-- begin EXCERPTED RECORDS --

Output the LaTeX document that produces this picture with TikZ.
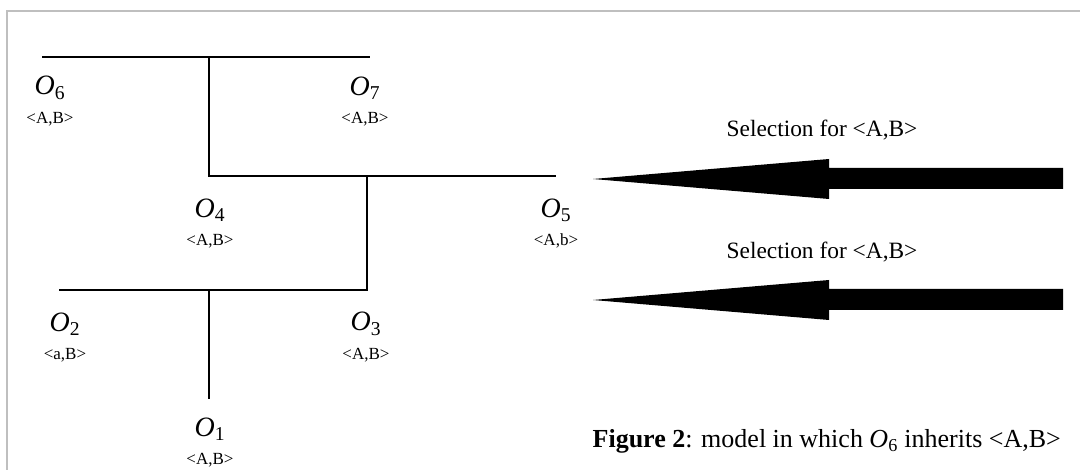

-- end EXCERPTED RECORDS --
-- begin EXCERPTED RECORDS --

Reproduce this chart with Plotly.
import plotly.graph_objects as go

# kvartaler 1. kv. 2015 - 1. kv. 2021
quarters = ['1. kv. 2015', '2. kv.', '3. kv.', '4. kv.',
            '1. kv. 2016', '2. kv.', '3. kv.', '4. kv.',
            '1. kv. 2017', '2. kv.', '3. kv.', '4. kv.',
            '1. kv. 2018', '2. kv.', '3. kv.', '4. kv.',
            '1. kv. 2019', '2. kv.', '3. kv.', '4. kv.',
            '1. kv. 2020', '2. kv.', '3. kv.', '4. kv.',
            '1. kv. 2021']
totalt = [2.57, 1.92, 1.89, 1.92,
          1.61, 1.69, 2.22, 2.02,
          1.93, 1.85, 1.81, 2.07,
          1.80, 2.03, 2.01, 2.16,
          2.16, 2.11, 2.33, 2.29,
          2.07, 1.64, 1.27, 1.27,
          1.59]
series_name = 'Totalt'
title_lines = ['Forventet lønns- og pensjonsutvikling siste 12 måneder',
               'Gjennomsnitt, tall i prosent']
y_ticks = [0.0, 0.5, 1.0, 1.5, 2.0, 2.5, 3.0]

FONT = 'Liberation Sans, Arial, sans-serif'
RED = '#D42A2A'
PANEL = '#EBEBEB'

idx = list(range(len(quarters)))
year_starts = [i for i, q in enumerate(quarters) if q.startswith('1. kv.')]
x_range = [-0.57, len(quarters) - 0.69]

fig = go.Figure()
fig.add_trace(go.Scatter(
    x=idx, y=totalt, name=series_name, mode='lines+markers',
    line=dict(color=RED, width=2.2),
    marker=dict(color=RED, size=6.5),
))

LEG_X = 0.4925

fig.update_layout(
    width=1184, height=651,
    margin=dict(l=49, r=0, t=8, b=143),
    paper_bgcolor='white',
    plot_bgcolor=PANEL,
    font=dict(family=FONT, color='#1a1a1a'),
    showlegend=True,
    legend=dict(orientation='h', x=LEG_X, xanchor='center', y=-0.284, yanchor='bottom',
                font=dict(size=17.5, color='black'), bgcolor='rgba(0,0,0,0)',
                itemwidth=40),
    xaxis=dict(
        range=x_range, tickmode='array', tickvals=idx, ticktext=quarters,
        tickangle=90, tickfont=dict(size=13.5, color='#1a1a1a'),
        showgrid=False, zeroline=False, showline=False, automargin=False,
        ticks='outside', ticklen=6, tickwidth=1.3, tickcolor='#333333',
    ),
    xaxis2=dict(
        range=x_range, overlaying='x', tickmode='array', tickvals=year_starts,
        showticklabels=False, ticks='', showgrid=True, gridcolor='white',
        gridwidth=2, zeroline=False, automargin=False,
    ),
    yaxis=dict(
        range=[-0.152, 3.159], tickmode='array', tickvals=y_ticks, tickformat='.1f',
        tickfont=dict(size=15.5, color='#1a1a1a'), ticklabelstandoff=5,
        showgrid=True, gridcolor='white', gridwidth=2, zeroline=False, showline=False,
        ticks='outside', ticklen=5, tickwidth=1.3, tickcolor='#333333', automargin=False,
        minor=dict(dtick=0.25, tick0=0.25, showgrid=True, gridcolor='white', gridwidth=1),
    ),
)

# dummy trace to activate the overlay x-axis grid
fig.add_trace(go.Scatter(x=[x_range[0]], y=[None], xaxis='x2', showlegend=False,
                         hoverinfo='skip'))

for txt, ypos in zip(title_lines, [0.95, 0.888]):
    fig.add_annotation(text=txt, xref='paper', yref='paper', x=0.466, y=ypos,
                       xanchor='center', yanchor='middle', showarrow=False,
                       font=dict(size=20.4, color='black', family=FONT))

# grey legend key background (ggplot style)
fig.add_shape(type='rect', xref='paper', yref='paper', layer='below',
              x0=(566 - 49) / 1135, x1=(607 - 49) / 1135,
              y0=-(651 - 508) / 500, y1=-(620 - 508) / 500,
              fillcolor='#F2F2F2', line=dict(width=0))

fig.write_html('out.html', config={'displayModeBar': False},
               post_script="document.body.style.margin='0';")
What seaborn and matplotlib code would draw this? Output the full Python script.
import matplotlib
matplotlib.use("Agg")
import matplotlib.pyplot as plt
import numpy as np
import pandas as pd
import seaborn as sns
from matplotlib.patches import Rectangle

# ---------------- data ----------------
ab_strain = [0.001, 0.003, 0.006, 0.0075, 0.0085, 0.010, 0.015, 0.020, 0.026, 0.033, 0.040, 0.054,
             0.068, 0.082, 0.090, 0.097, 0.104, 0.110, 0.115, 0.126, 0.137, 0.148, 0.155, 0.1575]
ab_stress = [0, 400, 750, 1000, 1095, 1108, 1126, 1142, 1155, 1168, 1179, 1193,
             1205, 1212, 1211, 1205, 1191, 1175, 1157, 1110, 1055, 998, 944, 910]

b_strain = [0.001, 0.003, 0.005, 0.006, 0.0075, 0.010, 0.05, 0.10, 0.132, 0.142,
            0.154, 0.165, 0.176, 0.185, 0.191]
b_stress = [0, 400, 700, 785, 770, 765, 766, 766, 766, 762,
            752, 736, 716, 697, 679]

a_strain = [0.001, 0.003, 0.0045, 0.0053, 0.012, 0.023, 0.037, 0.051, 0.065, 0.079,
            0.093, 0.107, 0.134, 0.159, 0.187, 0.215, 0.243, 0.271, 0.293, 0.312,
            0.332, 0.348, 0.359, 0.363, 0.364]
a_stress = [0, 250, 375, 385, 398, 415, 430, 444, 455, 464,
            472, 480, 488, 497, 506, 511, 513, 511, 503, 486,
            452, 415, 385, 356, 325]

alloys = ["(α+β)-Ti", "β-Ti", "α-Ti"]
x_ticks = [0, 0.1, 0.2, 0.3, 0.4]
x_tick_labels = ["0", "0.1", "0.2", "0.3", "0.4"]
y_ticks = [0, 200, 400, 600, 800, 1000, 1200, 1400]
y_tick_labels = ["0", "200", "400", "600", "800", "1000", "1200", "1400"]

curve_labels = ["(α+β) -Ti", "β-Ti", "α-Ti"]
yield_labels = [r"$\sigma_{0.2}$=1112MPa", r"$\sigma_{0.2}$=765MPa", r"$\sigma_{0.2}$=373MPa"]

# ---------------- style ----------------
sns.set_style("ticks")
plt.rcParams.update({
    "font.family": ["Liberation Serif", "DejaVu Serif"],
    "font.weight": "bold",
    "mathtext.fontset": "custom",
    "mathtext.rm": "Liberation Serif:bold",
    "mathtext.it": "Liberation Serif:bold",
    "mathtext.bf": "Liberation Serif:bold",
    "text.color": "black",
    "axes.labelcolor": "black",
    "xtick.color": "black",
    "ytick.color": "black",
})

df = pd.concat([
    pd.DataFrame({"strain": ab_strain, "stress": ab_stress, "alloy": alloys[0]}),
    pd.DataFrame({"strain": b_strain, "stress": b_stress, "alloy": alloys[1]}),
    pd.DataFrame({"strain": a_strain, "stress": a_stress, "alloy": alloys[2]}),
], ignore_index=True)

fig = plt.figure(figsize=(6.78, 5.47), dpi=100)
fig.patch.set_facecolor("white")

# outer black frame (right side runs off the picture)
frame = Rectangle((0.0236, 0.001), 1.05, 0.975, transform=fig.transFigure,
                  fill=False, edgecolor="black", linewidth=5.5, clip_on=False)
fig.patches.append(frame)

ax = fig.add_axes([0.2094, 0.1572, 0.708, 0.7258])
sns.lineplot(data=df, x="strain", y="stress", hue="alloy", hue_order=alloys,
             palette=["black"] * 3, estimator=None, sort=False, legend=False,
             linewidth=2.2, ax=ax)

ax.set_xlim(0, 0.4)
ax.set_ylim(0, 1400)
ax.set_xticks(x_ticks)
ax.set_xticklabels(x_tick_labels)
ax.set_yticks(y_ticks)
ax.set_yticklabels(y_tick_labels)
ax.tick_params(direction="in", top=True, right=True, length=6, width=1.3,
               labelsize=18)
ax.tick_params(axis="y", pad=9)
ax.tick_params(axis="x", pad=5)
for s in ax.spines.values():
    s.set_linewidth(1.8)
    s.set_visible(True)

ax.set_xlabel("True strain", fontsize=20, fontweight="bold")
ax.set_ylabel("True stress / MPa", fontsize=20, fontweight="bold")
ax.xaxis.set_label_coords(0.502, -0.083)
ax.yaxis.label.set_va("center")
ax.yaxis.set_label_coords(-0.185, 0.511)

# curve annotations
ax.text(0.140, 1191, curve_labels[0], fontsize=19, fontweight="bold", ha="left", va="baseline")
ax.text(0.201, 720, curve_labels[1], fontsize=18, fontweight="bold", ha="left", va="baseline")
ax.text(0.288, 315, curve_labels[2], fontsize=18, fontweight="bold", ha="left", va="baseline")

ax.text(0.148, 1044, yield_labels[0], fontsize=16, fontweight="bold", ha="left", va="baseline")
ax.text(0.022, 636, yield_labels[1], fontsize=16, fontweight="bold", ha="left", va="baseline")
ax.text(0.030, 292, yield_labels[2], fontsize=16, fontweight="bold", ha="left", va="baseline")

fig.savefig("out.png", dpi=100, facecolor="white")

-- end EXCERPTED RECORDS --

Give the exact lines, and only those, from the line containing "Reproduce this chart with Plotly." through the line containing "LEG_X = 0.4925" in the entries above.

Reproduce this chart with Plotly.
import plotly.graph_objects as go

# kvartaler 1. kv. 2015 - 1. kv. 2021
quarters = ['1. kv. 2015', '2. kv.', '3. kv.', '4. kv.',
            '1. kv. 2016', '2. kv.', '3. kv.', '4. kv.',
            '1. kv. 2017', '2. kv.', '3. kv.', '4. kv.',
            '1. kv. 2018', '2. kv.', '3. kv.', '4. kv.',
            '1. kv. 2019', '2. kv.', '3. kv.', '4. kv.',
            '1. kv. 2020', '2. kv.', '3. kv.', '4. kv.',
            '1. kv. 2021']
totalt = [2.57, 1.92, 1.89, 1.92,
          1.61, 1.69, 2.22, 2.02,
          1.93, 1.85, 1.81, 2.07,
          1.80, 2.03, 2.01, 2.16,
          2.16, 2.11, 2.33, 2.29,
          2.07, 1.64, 1.27, 1.27,
          1.59]
series_name = 'Totalt'
title_lines = ['Forventet lønns- og pensjonsutvikling siste 12 måneder',
               'Gjennomsnitt, tall i prosent']
y_ticks = [0.0, 0.5, 1.0, 1.5, 2.0, 2.5, 3.0]

FONT = 'Liberation Sans, Arial, sans-serif'
RED = '#D42A2A'
PANEL = '#EBEBEB'

idx = list(range(len(quarters)))
year_starts = [i for i, q in enumerate(quarters) if q.startswith('1. kv.')]
x_range = [-0.57, len(quarters) - 0.69]

fig = go.Figure()
fig.add_trace(go.Scatter(
    x=idx, y=totalt, name=series_name, mode='lines+markers',
    line=dict(color=RED, width=2.2),
    marker=dict(color=RED, size=6.5),
))

LEG_X = 0.4925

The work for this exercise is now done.